Activist asks Muslim world to come forward for Kashmir

11:12 - August 10, 2019
News ID: 3469135
Tehran (IQNA)- A Kashmiri activist and sportswoman has called on the Muslim world to play an active role in resolving the current crisis in Jammu and Kashmir.

"The people of Kashmir want the Muslim world to come forward and play their role to get this core issue resolved,” Fatima Anwar said on Twitter in an open letter to Turkish President Recep Tayyip Erdogan.
 
“We want to use our right of self-determination, and most importantly, we need our basic right to live.
“We will never allow India to make Jammu and Kashmir another Palestine,” Anwar said.

“We ask [President] Erdogan to mobilize the UN and the Organization for Islamic Cooperation to enable us to decide on our own destiny,” she added.

Underlining that Jammu and Kashmir has been a disputed territory since 1947, she recalled that on Aug. 5, the Indian government revoked Article 370 of the Indian Constitution without the approval of Kashmiris, which had been “protecting the identity of the state”.

Describing it as “illegal”, Anwar said the move would never be accepted by the Kashmiri people.
“India imposed a curfew. Mobile phone and internet services are restricted, and about 1 million armed forces have been deployed here,” Anwar said.

More than 100,000 people lost their lives, thousands of women became widows and many other people disappeared, she added.

Tensions between Islamabad and New Delhi have escalated following India's move to revoke the special status of Jammu and Kashmir, which allowed Kashmiri citizens to enact their own laws and prevented outsiders from settling in and owning land in the territory.

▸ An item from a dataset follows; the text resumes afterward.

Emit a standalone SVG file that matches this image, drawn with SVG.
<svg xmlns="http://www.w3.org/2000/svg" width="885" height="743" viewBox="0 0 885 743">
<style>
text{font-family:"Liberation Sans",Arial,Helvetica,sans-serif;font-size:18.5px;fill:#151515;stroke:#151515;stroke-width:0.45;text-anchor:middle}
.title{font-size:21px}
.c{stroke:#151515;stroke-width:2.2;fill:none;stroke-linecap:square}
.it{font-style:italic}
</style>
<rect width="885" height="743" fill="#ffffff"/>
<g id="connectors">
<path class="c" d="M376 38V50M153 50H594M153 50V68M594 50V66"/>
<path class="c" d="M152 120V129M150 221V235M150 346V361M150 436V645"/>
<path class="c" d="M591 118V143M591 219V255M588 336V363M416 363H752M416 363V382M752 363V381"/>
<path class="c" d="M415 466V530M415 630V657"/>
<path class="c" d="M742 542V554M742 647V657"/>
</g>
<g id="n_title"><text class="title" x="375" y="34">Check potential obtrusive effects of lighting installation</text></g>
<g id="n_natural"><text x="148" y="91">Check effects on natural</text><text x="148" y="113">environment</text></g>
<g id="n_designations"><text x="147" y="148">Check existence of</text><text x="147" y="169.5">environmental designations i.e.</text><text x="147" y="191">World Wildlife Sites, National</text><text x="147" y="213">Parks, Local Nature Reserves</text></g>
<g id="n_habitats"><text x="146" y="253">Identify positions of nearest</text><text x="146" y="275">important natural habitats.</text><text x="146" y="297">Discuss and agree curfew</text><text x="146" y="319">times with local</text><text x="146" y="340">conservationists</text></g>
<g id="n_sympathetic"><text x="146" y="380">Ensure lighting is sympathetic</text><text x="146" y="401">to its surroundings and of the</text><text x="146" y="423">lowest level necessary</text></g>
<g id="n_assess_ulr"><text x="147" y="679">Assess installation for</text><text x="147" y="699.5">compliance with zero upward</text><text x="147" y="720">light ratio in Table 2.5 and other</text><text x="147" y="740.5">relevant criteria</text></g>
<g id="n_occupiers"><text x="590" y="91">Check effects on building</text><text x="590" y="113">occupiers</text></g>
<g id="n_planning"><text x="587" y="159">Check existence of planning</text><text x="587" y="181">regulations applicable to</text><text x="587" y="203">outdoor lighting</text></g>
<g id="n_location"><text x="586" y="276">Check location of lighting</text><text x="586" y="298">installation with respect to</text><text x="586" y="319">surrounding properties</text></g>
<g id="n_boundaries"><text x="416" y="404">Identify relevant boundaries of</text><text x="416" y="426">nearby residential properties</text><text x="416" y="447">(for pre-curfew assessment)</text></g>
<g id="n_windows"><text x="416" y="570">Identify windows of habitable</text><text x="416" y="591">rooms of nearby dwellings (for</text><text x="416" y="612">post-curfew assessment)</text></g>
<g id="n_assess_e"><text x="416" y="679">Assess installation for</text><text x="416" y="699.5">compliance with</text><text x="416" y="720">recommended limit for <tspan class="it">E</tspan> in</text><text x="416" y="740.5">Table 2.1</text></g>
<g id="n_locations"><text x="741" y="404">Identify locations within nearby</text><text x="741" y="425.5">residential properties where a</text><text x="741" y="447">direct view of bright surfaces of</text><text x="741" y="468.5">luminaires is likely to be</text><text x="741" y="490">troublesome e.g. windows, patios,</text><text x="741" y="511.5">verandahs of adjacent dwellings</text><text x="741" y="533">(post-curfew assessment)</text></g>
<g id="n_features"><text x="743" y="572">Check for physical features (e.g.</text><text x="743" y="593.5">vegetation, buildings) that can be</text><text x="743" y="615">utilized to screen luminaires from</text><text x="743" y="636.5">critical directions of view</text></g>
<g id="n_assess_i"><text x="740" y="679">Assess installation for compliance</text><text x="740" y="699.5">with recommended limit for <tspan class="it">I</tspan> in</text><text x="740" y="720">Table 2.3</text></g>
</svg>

Kashmiri leaders and residents fear this step is an attempt by the Indian government to change the demography of the Muslim-majority state, where some groups have been fighting against Indian rule for independence or for unification with neighboring Pakistan.

The Himalayan region is held by India and Pakistan in parts and claimed by both in full.
Since they were partitioned in 1947, the two countries have fought wars in 1948, 1965 and 1971, two of them over Kashmir.

According to several human rights organizations, thousands of people have reportedly been killed in the conflict in the region since 1989.